━━━━━ Data section

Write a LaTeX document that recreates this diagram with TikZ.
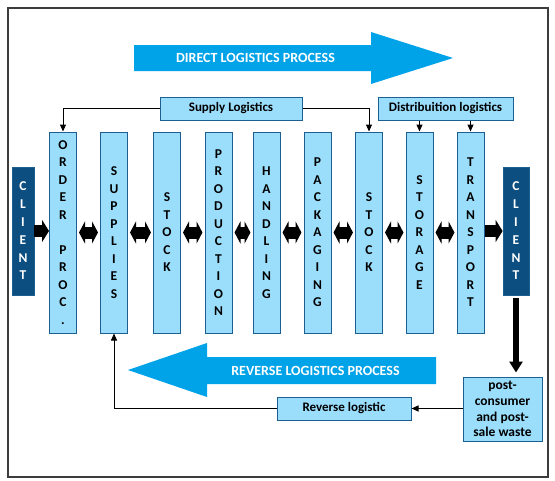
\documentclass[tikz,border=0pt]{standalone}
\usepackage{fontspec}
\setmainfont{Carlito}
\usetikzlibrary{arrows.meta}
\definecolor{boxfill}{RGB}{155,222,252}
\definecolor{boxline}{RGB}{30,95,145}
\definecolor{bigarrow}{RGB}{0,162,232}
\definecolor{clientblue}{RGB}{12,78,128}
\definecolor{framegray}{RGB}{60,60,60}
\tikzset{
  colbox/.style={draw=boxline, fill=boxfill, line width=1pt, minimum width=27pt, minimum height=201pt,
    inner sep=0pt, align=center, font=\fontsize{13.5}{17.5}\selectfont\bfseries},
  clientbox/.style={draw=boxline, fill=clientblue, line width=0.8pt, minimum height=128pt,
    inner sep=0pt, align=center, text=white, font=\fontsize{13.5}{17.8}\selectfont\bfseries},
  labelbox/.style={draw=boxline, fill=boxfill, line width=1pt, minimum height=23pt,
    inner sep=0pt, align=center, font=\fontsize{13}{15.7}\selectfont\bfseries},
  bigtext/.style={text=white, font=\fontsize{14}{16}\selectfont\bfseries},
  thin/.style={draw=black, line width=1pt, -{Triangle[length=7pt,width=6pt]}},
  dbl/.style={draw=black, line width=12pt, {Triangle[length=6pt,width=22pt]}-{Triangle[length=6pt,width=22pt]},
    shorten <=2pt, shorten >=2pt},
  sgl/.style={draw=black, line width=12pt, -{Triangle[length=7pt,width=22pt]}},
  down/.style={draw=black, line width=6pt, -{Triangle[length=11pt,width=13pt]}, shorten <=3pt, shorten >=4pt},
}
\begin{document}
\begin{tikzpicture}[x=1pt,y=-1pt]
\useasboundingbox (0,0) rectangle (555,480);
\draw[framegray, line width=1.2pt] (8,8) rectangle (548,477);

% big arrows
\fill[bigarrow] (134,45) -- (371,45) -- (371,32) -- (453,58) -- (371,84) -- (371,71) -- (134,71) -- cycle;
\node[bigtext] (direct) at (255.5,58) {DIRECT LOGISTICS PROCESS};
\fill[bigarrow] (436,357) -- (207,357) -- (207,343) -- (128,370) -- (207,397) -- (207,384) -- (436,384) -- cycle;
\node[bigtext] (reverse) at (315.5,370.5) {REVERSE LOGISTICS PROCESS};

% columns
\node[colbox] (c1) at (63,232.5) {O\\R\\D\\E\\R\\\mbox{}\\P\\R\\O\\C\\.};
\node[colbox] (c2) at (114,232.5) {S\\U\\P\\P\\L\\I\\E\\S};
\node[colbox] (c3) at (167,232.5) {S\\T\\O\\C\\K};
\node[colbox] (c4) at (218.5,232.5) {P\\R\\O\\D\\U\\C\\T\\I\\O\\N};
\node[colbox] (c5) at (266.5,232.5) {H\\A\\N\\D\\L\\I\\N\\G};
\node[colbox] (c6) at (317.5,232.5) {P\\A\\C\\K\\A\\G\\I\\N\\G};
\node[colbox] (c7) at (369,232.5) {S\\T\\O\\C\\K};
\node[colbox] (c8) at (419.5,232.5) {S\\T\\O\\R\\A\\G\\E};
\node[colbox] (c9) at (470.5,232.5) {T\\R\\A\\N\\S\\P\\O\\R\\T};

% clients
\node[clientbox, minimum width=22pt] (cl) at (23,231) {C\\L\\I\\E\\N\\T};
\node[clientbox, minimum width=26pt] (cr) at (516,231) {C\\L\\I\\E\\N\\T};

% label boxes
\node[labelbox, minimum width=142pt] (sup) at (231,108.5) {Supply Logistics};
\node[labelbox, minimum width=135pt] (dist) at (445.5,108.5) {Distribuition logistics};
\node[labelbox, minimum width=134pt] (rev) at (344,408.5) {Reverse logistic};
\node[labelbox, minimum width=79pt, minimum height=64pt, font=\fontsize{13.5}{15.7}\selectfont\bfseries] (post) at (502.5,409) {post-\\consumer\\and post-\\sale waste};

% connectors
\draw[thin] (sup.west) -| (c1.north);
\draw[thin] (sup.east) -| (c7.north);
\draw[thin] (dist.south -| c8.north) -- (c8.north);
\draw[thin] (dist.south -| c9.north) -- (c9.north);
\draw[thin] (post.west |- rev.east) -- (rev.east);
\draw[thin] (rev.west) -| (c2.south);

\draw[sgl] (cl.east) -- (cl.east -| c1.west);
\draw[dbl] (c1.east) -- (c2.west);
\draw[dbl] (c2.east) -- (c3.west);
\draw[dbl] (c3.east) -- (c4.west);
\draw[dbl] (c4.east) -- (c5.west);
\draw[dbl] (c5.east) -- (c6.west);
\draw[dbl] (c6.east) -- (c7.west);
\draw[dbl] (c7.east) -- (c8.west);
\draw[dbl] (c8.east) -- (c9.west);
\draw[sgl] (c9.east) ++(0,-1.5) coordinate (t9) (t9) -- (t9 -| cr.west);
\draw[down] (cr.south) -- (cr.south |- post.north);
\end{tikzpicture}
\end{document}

━━━━━━━━━━

--- Do this ---
Repeat the listing above exactly, with no pictures.

--- Problem solution ---
Write a LaTeX document that recreates this diagram with TikZ.
\documentclass[tikz,border=0pt]{standalone}
\usepackage{fontspec}
\setmainfont{Carlito}
\usetikzlibrary{arrows.meta}
\definecolor{boxfill}{RGB}{155,222,252}
\definecolor{boxline}{RGB}{30,95,145}
\definecolor{bigarrow}{RGB}{0,162,232}
\definecolor{clientblue}{RGB}{12,78,128}
\definecolor{framegray}{RGB}{60,60,60}
\tikzset{
  colbox/.style={draw=boxline, fill=boxfill, line width=1pt, minimum width=27pt, minimum height=201pt,
    inner sep=0pt, align=center, font=\fontsize{13.5}{17.5}\selectfont\bfseries},
  clientbox/.style={draw=boxline, fill=clientblue, line width=0.8pt, minimum height=128pt,
    inner sep=0pt, align=center, text=white, font=\fontsize{13.5}{17.8}\selectfont\bfseries},
  labelbox/.style={draw=boxline, fill=boxfill, line width=1pt, minimum height=23pt,
    inner sep=0pt, align=center, font=\fontsize{13}{15.7}\selectfont\bfseries},
  bigtext/.style={text=white, font=\fontsize{14}{16}\selectfont\bfseries},
  thin/.style={draw=black, line width=1pt, -{Triangle[length=7pt,width=6pt]}},
  dbl/.style={draw=black, line width=12pt, {Triangle[length=6pt,width=22pt]}-{Triangle[length=6pt,width=22pt]},
    shorten <=2pt, shorten >=2pt},
  sgl/.style={draw=black, line width=12pt, -{Triangle[length=7pt,width=22pt]}},
  down/.style={draw=black, line width=6pt, -{Triangle[length=11pt,width=13pt]}, shorten <=3pt, shorten >=4pt},
}
\begin{document}
\begin{tikzpicture}[x=1pt,y=-1pt]
\useasboundingbox (0,0) rectangle (555,480);
\draw[framegray, line width=1.2pt] (8,8) rectangle (548,477);

% big arrows
\fill[bigarrow] (134,45) -- (371,45) -- (371,32) -- (453,58) -- (371,84) -- (371,71) -- (134,71) -- cycle;
\node[bigtext] (direct) at (255.5,58) {DIRECT LOGISTICS PROCESS};
\fill[bigarrow] (436,357) -- (207,357) -- (207,343) -- (128,370) -- (207,397) -- (207,384) -- (436,384) -- cycle;
\node[bigtext] (reverse) at (315.5,370.5) {REVERSE LOGISTICS PROCESS};

% columns
\node[colbox] (c1) at (63,232.5) {O\\R\\D\\E\\R\\\mbox{}\\P\\R\\O\\C\\.};
\node[colbox] (c2) at (114,232.5) {S\\U\\P\\P\\L\\I\\E\\S};
\node[colbox] (c3) at (167,232.5) {S\\T\\O\\C\\K};
\node[colbox] (c4) at (218.5,232.5) {P\\R\\O\\D\\U\\C\\T\\I\\O\\N};
\node[colbox] (c5) at (266.5,232.5) {H\\A\\N\\D\\L\\I\\N\\G};
\node[colbox] (c6) at (317.5,232.5) {P\\A\\C\\K\\A\\G\\I\\N\\G};
\node[colbox] (c7) at (369,232.5) {S\\T\\O\\C\\K};
\node[colbox] (c8) at (419.5,232.5) {S\\T\\O\\R\\A\\G\\E};
\node[colbox] (c9) at (470.5,232.5) {T\\R\\A\\N\\S\\P\\O\\R\\T};

% clients
\node[clientbox, minimum width=22pt] (cl) at (23,231) {C\\L\\I\\E\\N\\T};
\node[clientbox, minimum width=26pt] (cr) at (516,231) {C\\L\\I\\E\\N\\T};

% label boxes
\node[labelbox, minimum width=142pt] (sup) at (231,108.5) {Supply Logistics};
\node[labelbox, minimum width=135pt] (dist) at (445.5,108.5) {Distribuition logistics};
\node[labelbox, minimum width=134pt] (rev) at (344,408.5) {Reverse logistic};
\node[labelbox, minimum width=79pt, minimum height=64pt, font=\fontsize{13.5}{15.7}\selectfont\bfseries] (post) at (502.5,409) {post-\\consumer\\and post-\\sale waste};

% connectors
\draw[thin] (sup.west) -| (c1.north);
\draw[thin] (sup.east) -| (c7.north);
\draw[thin] (dist.south -| c8.north) -- (c8.north);
\draw[thin] (dist.south -| c9.north) -- (c9.north);
\draw[thin] (post.west |- rev.east) -- (rev.east);
\draw[thin] (rev.west) -| (c2.south);

\draw[sgl] (cl.east) -- (cl.east -| c1.west);
\draw[dbl] (c1.east) -- (c2.west);
\draw[dbl] (c2.east) -- (c3.west);
\draw[dbl] (c3.east) -- (c4.west);
\draw[dbl] (c4.east) -- (c5.west);
\draw[dbl] (c5.east) -- (c6.west);
\draw[dbl] (c6.east) -- (c7.west);
\draw[dbl] (c7.east) -- (c8.west);
\draw[dbl] (c8.east) -- (c9.west);
\draw[sgl] (c9.east) ++(0,-1.5) coordinate (t9) (t9) -- (t9 -| cr.west);
\draw[down] (cr.south) -- (cr.south |- post.north);
\end{tikzpicture}
\end{document}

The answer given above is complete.